Safe Routes to School

Safe Routes to School (SRTS) is a nationwide initiative established in 2005, focused on encouraging and enabling more children to safely walk and bicycle to school, thereby improving student health, traffic congestion, safety, and air quality around schools. NCTCOG supports SRTS with funding, planning and technical assistance, and education materials.

Interested in starting a SRTS initiative in your community? Check out our brochure  (also available in Spanish) for more information.

Quick Facts:
  • The percentage of students that walk or bicycle to school has dropped from a national average of 48 percent in 1969 to just 13 percent in 2009. 1
  • SRTS engineering, education, and encouragement interventions have been shown to decrease pedestrian injury rates by up to 44 percent, and increase walking and biking rates by 25 percent.2, 3

Funding

NCTCOG periodically funds SRTS infrastructure projects, such as sidewalks and crosswalks, through Transportation Alternatives calls for projects. Under the 2017 call for projects, $12.2 million was awarded to 22 SRTS projects (click here for a list of funded SRTS projects). When completed, these improvements will provide better access to more than 30 elementary and middle schools across the region. Visit NCTCOG’s Calls for Projects  webpage for more information on past and future funding opportunities.

 

Planning & Technical Assistance

NCTCOG has a history of helping local communities plan for SRTS. Below are just a few of the examples.


 

Education

School Curriculum (free)
As part of the Look Out Texans regional bicycle and pedestrian safety campaign, curriculum was developed to educate elementary and middle school-age students about walking and bicycling safety. The School Kits were created with input from North Texas educators, and were designed to support the Texas Essential Knowledge and Skills (TEKS) standards for physical and health education.

 

Encouragement

Encouragement activities promote walking and bicycling to school to children, parents, and community members. Special events such as Walk to School Day  have proven effective in inspiring students, parents, elected officials, and school leaders to embrace and value walking and bicycling to school. These events often result in the development of ongoing programs to encourage walking and bicycling, such as “walking school buses” and “bike Trains.”

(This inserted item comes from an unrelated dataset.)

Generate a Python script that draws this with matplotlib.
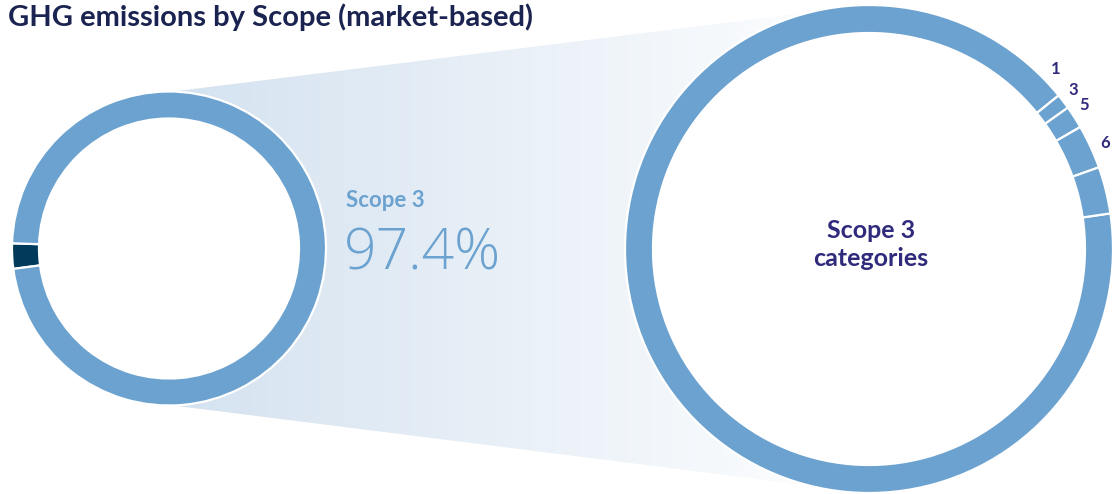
import numpy as np
import matplotlib
matplotlib.use("Agg")
import matplotlib.pyplot as plt
from matplotlib.patches import Polygon, Circle

# ---- data -------------------------------------------------------------
scope_names = ["Scope 1 & 2", "Scope 3"]
scope_share = [2.6, 97.4]

category_names = ["1", "3", "5", "6", "Other"]
category_share = [91.5, 1.0, 1.5, 2.9, 3.1]
category_labels = ["1", "3", "5", "6", ""]

title = "GHG emissions by Scope (market-based)"
highlight_name = "Scope 3"
highlight_value = 97.4

# ---- style ------------------------------------------------------------
RING_BLUE = "#6ca2cf"
NAVY = "#003b5c"
TITLE_NAVY = "#1b2350"
PURPLE = "#2f2a7c"
W, H = 1113, 494

plt.rcParams["font.family"] = ["Lato", "DejaVu Sans"]

fig = plt.figure(figsize=(W / 100, H / 100), dpi=100)
ax = fig.add_axes([0, 0, 1, 1])


def fy(y):
    """Convert a top-down pixel row into the axes' y coordinate."""
    return H - y


# geometry of the two rings
left_c, left_r, left_w = (169, fy(248.5)), 157, 27
right_c, right_r, right_w = (869, fy(249)), 244, 28

# ---- gradient band linking the two rings ------------------------------
band = Polygon([(left_c[0], fy(92)), (right_c[0], fy(5)),
                (right_c[0], fy(493)), (left_c[0], fy(405))],
               closed=True, facecolor="none", edgecolor="none")
ax.add_patch(band)
c0 = np.array([212, 226, 240]) / 255
c1 = np.array([255, 255, 255]) / 255
t = np.linspace(0, 1, 512)
grad = (c0[None, :] * (1 - t[:, None]) + c1[None, :] * t[:, None])[None, :, :]
im = ax.imshow(grad, extent=(left_c[0], right_c[0], 0, H), aspect="auto",
               interpolation="bilinear", zorder=0)
im.set_clip_path(band)

# white discs inside both rings
ax.add_patch(Circle(left_c, left_r - left_w + 1, facecolor="white", edgecolor="none", zorder=1))
ax.add_patch(Circle(right_c, right_r - right_w + 1, facecolor="white", edgecolor="none", zorder=1))

# ---- left ring: scopes -------------------------------------------------
ax.pie(scope_share, colors=[NAVY, RING_BLUE], center=left_c, radius=left_r,
       startangle=178.1, counterclock=True, frame=True,
       wedgeprops=dict(width=left_w, edgecolor="white", linewidth=1.6, zorder=3))

# ---- right ring: scope 3 categories -----------------------------------
wedges, _ = ax.pie(category_share, colors=[RING_BLUE] * len(category_share),
                   center=right_c, radius=right_r, startangle=8.4,
                   counterclock=False, frame=True,
                   wedgeprops=dict(width=right_w, edgecolor="white",
                                   linewidth=1.6, zorder=3))

# category numbers just outside the ring
for w, lab in zip(wedges, category_labels):
    if not lab:
        continue
    if lab == "1":
        # the large wedge is labelled at its closing edge
        ang = w.theta1 + 5.0
    else:
        nudge = {"3": 0.6, "5": 1.0, "6": -0.5}[lab]
        ang = (w.theta1 + w.theta2) / 2 + nudge
    rr = right_r + 15
    x = right_c[0] + rr * np.cos(np.radians(ang))
    y = right_c[1] + rr * np.sin(np.radians(ang))
    ax.text(x, y, lab, ha="center", va="center", fontsize=12,
            fontweight="bold", color=PURPLE, zorder=4)

# ---- texts -------------------------------------------------------------
ax.text(left_c[0] + 177, fy(207), highlight_name, ha="left", va="baseline",
        fontsize=16, fontweight="bold", color=RING_BLUE, zorder=4)
ax.text(left_c[0] + 175, fy(270), f"{highlight_value}%", ha="left",
        va="baseline", fontsize=41, fontweight="light", color=RING_BLUE,
        family=["Open Sans", "DejaVu Sans"], zorder=4)

ax.text(right_c[0] + 2, fy(238), "Scope 3", ha="center", va="baseline",
        fontsize=18, fontweight="bold", color=PURPLE, zorder=4)
ax.text(right_c[0] + 2, fy(266.5), "categories", ha="center", va="baseline",
        fontsize=18, fontweight="bold", color=PURPLE, zorder=4)

ax.text(8, fy(26), title, ha="left", va="baseline", fontsize=21,
        fontweight="bold", color=TITLE_NAVY, zorder=4)

ax.set_xlim(0, W)
ax.set_ylim(0, H)
ax.set_aspect("equal", adjustable="box")
ax.axis("off")

fig.savefig("out.png", dpi=100, facecolor="white")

A walking school bus is a group of children walking to school with one or more adult. By providing adult supervision on the walk to and from school, walking school buses can help address the safety concerns of families who live within walking or bicycling distance to school. One local example are the Blue Zones Walking School Buses in Fort Worth.

98 schools in the DFW region
registered events for Walk to School Day 2017

Local Examples


Resources

 


For more information please contact Kathryn Rush.

Quick Facts:
  • Vehicle trips to K-12 schools accounted for 10 to 14 percent of traffic during the morning commute in 2009.1
  • Sixty percent of adolescents in Texas do not meet the national guidelines for physical activity. Walking one mile to and from school each day equals two-thirds of the daily recommended 60 minutes of physical activity.4
  • Distance is one of the most commonly reported barriers to walking and bicycling, along with traffic-related danger. However, private vehicles still account for 51 percent of school trips less than one-half mile in the DFW area—a distance easily covered on foot or bike.5
  • If 100 children at one school walk or bicycle instead of being driven every day for one school year, they will keep nearly 35,000 pounds of pollutants out of the air.6 
 
1. National Center for Safe Routes to School. (2011). How children get to school: School travel patterns from 1969 to 2009.
2. Di Maggio & Guohua. (2013). Effectiveness of a safe routes to school program in preventing school-aged pedestrian injury. Pediatrics. 131(2), 290-296.
3. McDonald et. al. (2014). Impact of the safe routes to school program on walking and bicycling. Journal of the American Planning Association, 80(2), 153-167.
4. Centers for Disease Control and Prevention. Nutrition, Physical Activity and Obesity Data, Trends and Maps website. Accessed February 22, 2016.
5. 2017 National Household Travel Survey - Dallas Fort Worth MSA
6. National Center for Safe Routes to School Task Force. (2008). Safe Routes to School: A Transportation Legacy - A National Strategy to Increase Safety and Physical Activity among American Youth.